Ask the filtering admin for action, scope, and source before changing the message.
Separate public blacklist checks from private content and recipient policy analysis.
Common pitfalls
Treating every custom label as a local admin rule leads to the wrong escalation path.
Changing subject lines or templates blindly hides the signal and wastes test cycles.
Ignoring rule versions makes repeat tests hard when Barracuda updates rulesets later.
Expert tips
A small custom score still matters when it combines with URL, header, and content scores.
Ask for a policy export or screenshot when a vendor claims the rule is locally created.
Use one controlled test message at a time so the rule owner sees the exact trigger.
Expert from Email Geeks says Barracuda appliances can contain shipped rules labelled as custom rules, while administrators can also create local custom rules.
2022-03-23 - Email Geeks
Marketer from Email Geeks says vendors often cannot publish every private rule definition because the rulesets change frequently and include many patterns.
2022-03-24 - Email Geeks
The practical takeaway
Barracuda filter rules are scoring and policy checks.
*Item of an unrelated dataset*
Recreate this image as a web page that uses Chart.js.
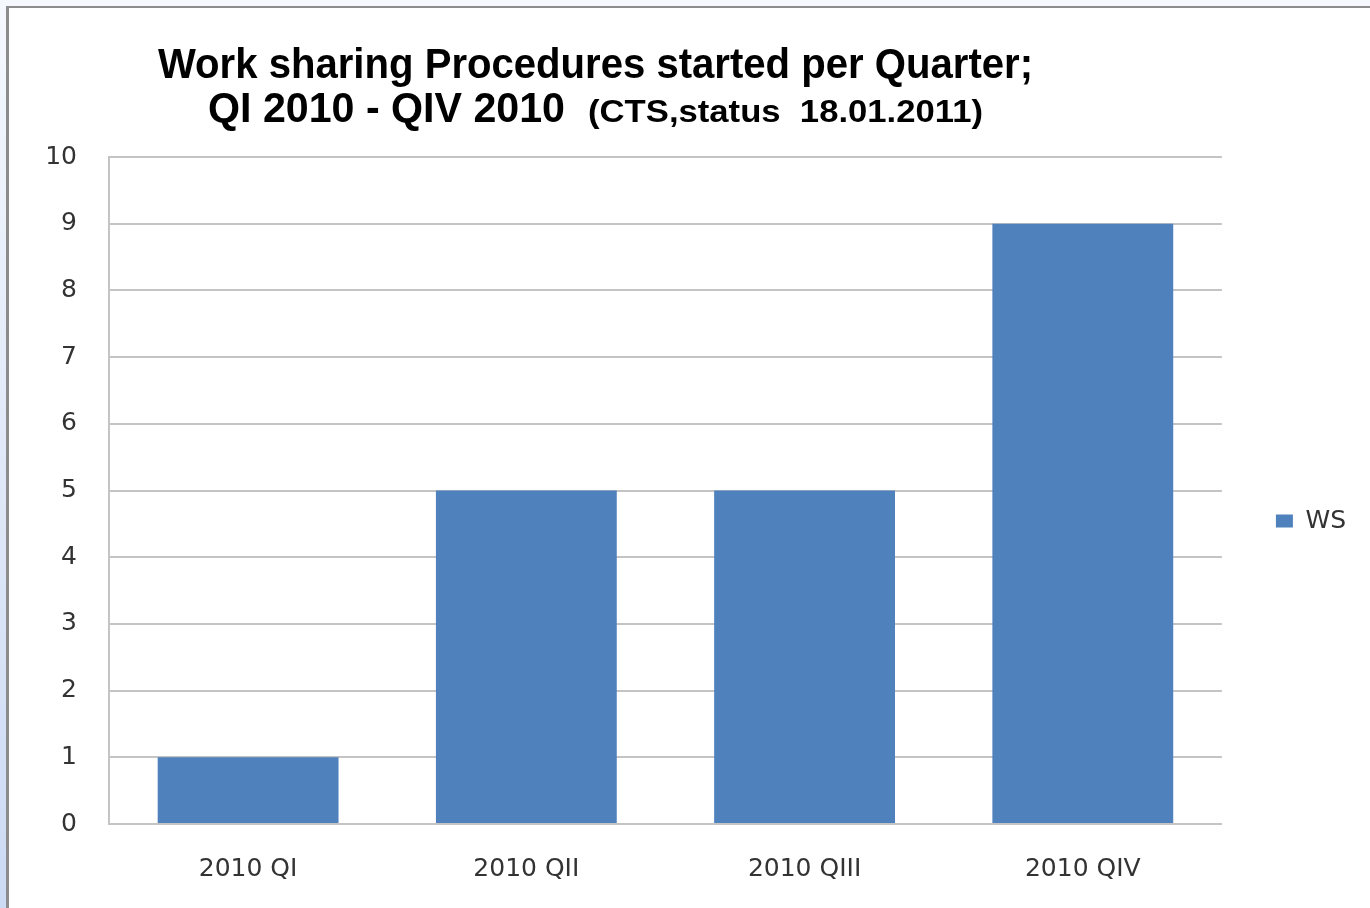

Custom rules are created in the admin policy interface, but a 'Custom Rule' label in a result does not prove the receiving admin created it. It can be shipped, private, vendor-managed, or local.
The fastest path is to collect the full header, identify the score and threshold impact, ask who owns the rule, and validate the sending side with real message evidence. When a rule is local, narrow it and document it. When it is shipped or private, fix the message and reputation signals you can control, then escalate with precise samples.